Bootstrap values and rooting the tree

If you are familiar with phylogenomic trees, you know that some software will compute and include bootstrap values in your tree. If they are available, you can ask anvi’o to display them in the Options tab:

You can also choose to display the values as a circle shape by using the Symbols checkbox:

Another typical step in phylogenomic tree manipulation is rooting the tree, which you can do by right-clicking on a branch that you want to use as the root:

You can also select a node/group of leaves to do the rooting. You will need to hold the Cmd or Ctrl key + right-click on the dendrogram to open the context menu and select re-rooting.

Show/Hide - Why two ways to re-root the tree?

As you can see when you right-click, there are two ways to re-root the tree. One that preserves the branch support values, and one that preserves the node names. Ensuring that branch support labels are correctly placed after rooting a tree is not as intuitive as it seems and it has been a well-known issue in the field.

In short, the branch support value is, as the name suggests, a branch-associated value. But in the newick format, it is not possible to associate data/value to branches, only to nodes. The convention is that the branch support value is stored in the node under the branch. But after rooting the tree, some nodes can be upside-down and the branch support value stored at that node should not be used to represent the value for the branch above, but for a branch under the node. This is why we have two ways to reroot the tree: one that will consider the values stored at the nodes as branch support values and will correctly rearrange the branch support values so that they always correspond to the branch above; and another way to reroot where the labels are just node labels, so they should not be rearranged.

Here is a figure from Czech et al., 2017 that summarises it:

Fig. 1. Our exemplary tree, before and after rooting on the branch leading to the tip node X. The rooted trees contain an additional root node R’. (a) Original rooting (via top-level trifurcation) and visual representation of our Newick test tree TN. Inner nodes and branches are colored according to the correct node label to branch mapping of TN. (b) Tree rooted on node R’. Node labels are mapped incorrectly to branches, resulting in a tree with an erroneous node label to branch value mapping. (c) Tree rooted on node R’. Node labels are correctly mapped to the branches of the tree.
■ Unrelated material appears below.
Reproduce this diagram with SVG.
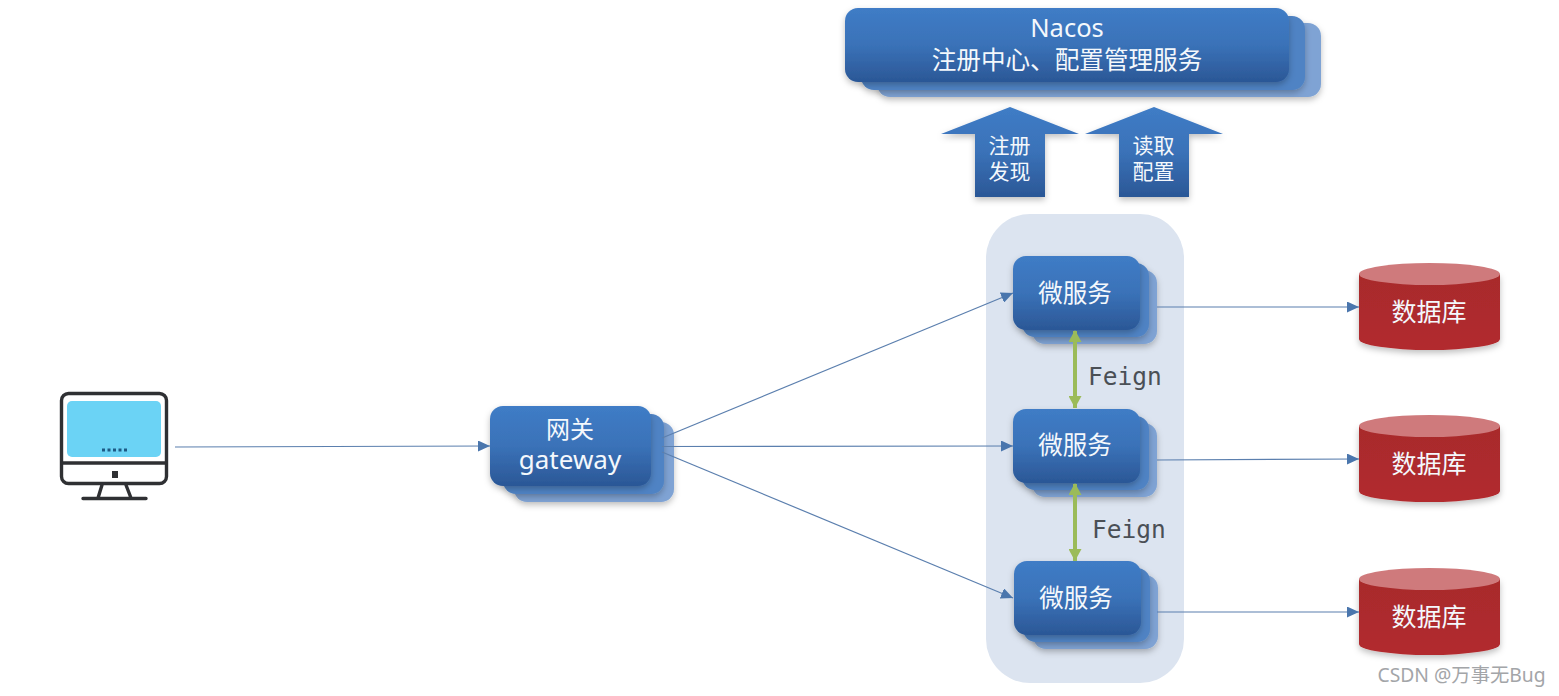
<svg xmlns="http://www.w3.org/2000/svg" xmlns:xlink="http://www.w3.org/1999/xlink" width="1559" height="696" viewBox="0 0 1559 696">
<style>
text{font-family:"Noto Sans","Noto Sans CJK SC","DejaVu Sans",sans-serif;text-anchor:middle;fill:#f4f8fc}
.front{fill:url(#blue)}
.mid{fill:#4f83c4}
.back{fill:#7fa3d4}
.line{fill:none;stroke:#5b7fae;stroke-width:1.2;marker-end:url(#tip)}
.feign{fill:none;stroke:#9bbb59;stroke-width:4;marker-start:url(#gtipS);marker-end:url(#gtip)}
.lbl{font-family:"DejaVu Sans Mono","Liberation Mono",monospace;font-size:24.500px;fill:#4a4f55;text-anchor:start}
.body{fill:url(#red)}
.top{fill:#cf7a7c}
.svc{font-size:24.500px}
.db{font-size:25px}
.dark{fill:none;stroke:#2f3033;stroke-width:3.4;stroke-linejoin:round;stroke-linecap:round}
</style>
<defs>
<linearGradient id="blue" x1="0" y1="0" x2="0" y2="1"><stop offset="0" stop-color="#3f7cc6"/><stop offset="0.5" stop-color="#3a72b8"/><stop offset="1" stop-color="#2b5796"/></linearGradient>
<linearGradient id="red" x1="0" y1="0" x2="0" y2="1"><stop offset="0" stop-color="#a82a2c"/><stop offset="1" stop-color="#b22c2e"/></linearGradient>
<filter id="sh" x="-10%" y="-20%" width="120%" height="150%"><feDropShadow dx="0" dy="3" stdDeviation="3" flood-color="#000" flood-opacity="0.25"/></filter>
<marker id="tip" markerUnits="userSpaceOnUse" markerWidth="13" markerHeight="11" refX="12" refY="5.500" orient="auto"><path d="M0 0L12 5.500L0 11Z" fill="#4a76ad"/></marker>
<marker id="gtip" markerUnits="userSpaceOnUse" markerWidth="13" markerHeight="13" refX="12" refY="6.500" orient="auto"><path d="M0 0L12 6.500L0 13Z" fill="#9bbb59"/></marker>
<marker id="gtipS" markerUnits="userSpaceOnUse" markerWidth="13" markerHeight="13" refX="1" refY="6.500" orient="auto"><path d="M12 0L0 6.500L12 13Z" fill="#9bbb59"/></marker>
</defs>
<rect width="1559" height="696" fill="#fff"/>

<g id="panel"><rect x="986" y="214" width="198" height="469" rx="44" fill="#dce4f0"/></g>

<g id="nacos">
<rect class="back" x="877" y="23" width="444" height="74" rx="13" filter="url(#sh)"/>
<rect class="mid" x="861" y="16" width="444" height="74" rx="13" filter="url(#sh)"/>
<rect class="front" x="845" y="8" width="444" height="74" rx="13" filter="url(#sh)"/>
<text x="1067" y="37" font-size="25.500">Nacos</text>
<text x="1067" y="69" font-size="24.600">注册中心、配置管理服务</text>
</g>

<g id="arrow-register">
<path class="front" d="M1010 107L1079 134H1045V197H975V134H941Z" filter="url(#sh)"/>
<text x="1009.500" y="153" font-size="21">注册</text>
<text x="1009.500" y="179" font-size="21">发现</text>
</g>
<g id="arrow-config">
<path class="front" d="M1154 107L1223 134H1189V197H1119V134H1085Z" filter="url(#sh)"/>
<text x="1153.500" y="153" font-size="21">读取</text>
<text x="1153.500" y="179" font-size="21">配置</text>
</g>

<g id="computer">
<rect x="67" y="401" width="94" height="56" rx="5" fill="#6bd3f5"/>
<rect class="dark" x="61.500" y="393.500" width="105" height="90" rx="7"/>
<path class="dark" d="M62 463H166M102 485L98 498M126 485L131 498M83 498.500H146"/>
<rect x="112" y="471" width="6" height="7" fill="#2f3033"/>
<path d="M102 450h26" stroke="#1c5a85" stroke-width="3" stroke-dasharray="3 2.500" fill="none"/>
</g>

<g id="gateway">
<rect class="back" x="514" y="422" width="160" height="80" rx="13" filter="url(#sh)"/>
<rect class="mid" x="503" y="414" width="161" height="80" rx="13" filter="url(#sh)"/>
<rect class="front" x="490" y="406" width="161" height="80" rx="13" filter="url(#sh)"/>
<text x="570" y="438" font-size="24">网关</text>
<text x="570" y="469" font-size="26">gateway</text>
</g>

<g id="service-1">
<rect class="back" x="1032" y="270" width="125" height="74" rx="13" filter="url(#sh)"/>
<rect class="mid" x="1022" y="263" width="127" height="74" rx="13" filter="url(#sh)"/>
<rect class="front" x="1013" y="256" width="127" height="74" rx="13" filter="url(#sh)"/>
<text class="svc" x="1075" y="302">微服务</text>
</g>
<g id="service-2">
<rect class="back" x="1032" y="423" width="125" height="74" rx="13" filter="url(#sh)"/>
<rect class="mid" x="1022" y="416" width="127" height="74" rx="13" filter="url(#sh)"/>
<rect class="front" x="1013" y="409" width="127" height="74" rx="13" filter="url(#sh)"/>
<text class="svc" x="1075" y="454">微服务</text>
</g>
<g id="service-3">
<rect class="back" x="1033" y="575" width="125" height="74" rx="13" filter="url(#sh)"/>
<rect class="mid" x="1023" y="568" width="127" height="74" rx="13" filter="url(#sh)"/>
<rect class="front" x="1014" y="561" width="127" height="74" rx="13" filter="url(#sh)"/>
<text class="svc" x="1076" y="607">微服务</text>
</g>

<g id="db-1">
<path class="body" d="M1359 274V339A70.500 11 0 0 0 1500 339V274Z" filter="url(#sh)"/>
<ellipse class="top" cx="1429.500" cy="274" rx="70.500" ry="11"/>
<text class="db" x="1429" y="321">数据库</text>
</g>
<g id="db-2">
<path class="body" d="M1359 426V491A70.500 11 0 0 0 1500 491V426Z" filter="url(#sh)"/>
<ellipse class="top" cx="1429.500" cy="426" rx="70.500" ry="11"/>
<text class="db" x="1429" y="473">数据库</text>
</g>
<g id="db-3">
<path class="body" d="M1359 579V644A70.500 11 0 0 0 1500 644V579Z" filter="url(#sh)"/>
<ellipse class="top" cx="1429.500" cy="579" rx="70.500" ry="11"/>
<text class="db" x="1429" y="626">数据库</text>
</g>

<g id="connectors">
<path class="line" d="M175 447L490 446"/>
<path class="line" d="M662 438L1013 293"/>
<path class="line" d="M662 446.500L1013 446"/>
<path class="line" d="M662 452L1013 598"/>
<path class="line" d="M1157 307L1359 307"/>
<path class="line" d="M1157 460L1359 459"/>
<path class="line" d="M1157 612L1359 612"/>
<path class="feign" d="M1075 331V408"/>
<path class="feign" d="M1075 484V561"/>
</g>

<g id="labels">
<text class="lbl" x="1088" y="385">Feign</text>
<text class="lbl" x="1092" y="538">Feign</text>
<text x="1461.500" y="682" font-size="19.300" style="fill:#a3a5a8">CSDN @万事无Bug</text>
</g>
</svg>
Cosmetics: bar, intensity, line, text, size

In this mock dataset, we have different data types represented in the layers: numerical, categorical and a stacked bar.

Numerical layers

There are three “Sample” layers, which could be relative abundance in a sample, or you can think about other attributes like genome size, GC content, etc.

For the next task, we will change these layers to different types. Right now, they are all barplots, but you can choose between bar, intensity (like a heatmap), and line:

If you also change their heights, you can make a display like this one:

You can also transform your data directly in the interface with the Norm. attribute between Type and Height in the Main tab. You have the choice between log or square root transformation.

Categorical layers

The next layer called ‘habitat’ is a categorical layer, and you can choose to display a color-coded layer and modify the colors in the Legends section of the Main tab:

Or choose to directly display text on the display:

Stacked bar layers

These are just cool looking. You cannot change their type to anything else but stacked bar, of course. But you can always change the height of the layer and change the colors in the stacked bar in the Legends section of the Main tab:

Explore existing states

If you click on Load, you will see that there are a few existing States. Feel free to load them and see how one can use the interface to create different figures/displays using the exact same data:

Bonus

If you use the Data tab, you can check the names of the branches of this mock phylogenomic tree.


Final words

The anvi’o interactive interface is a powerful tool that rewards exploration. Don’t hesitate to click around, try different views, change settings, and draw the display in different configurations. Remember:

  • States are your friend and save your visualization settings often so you don’t lose your work.
  • SVG export is the way to go for publication figures.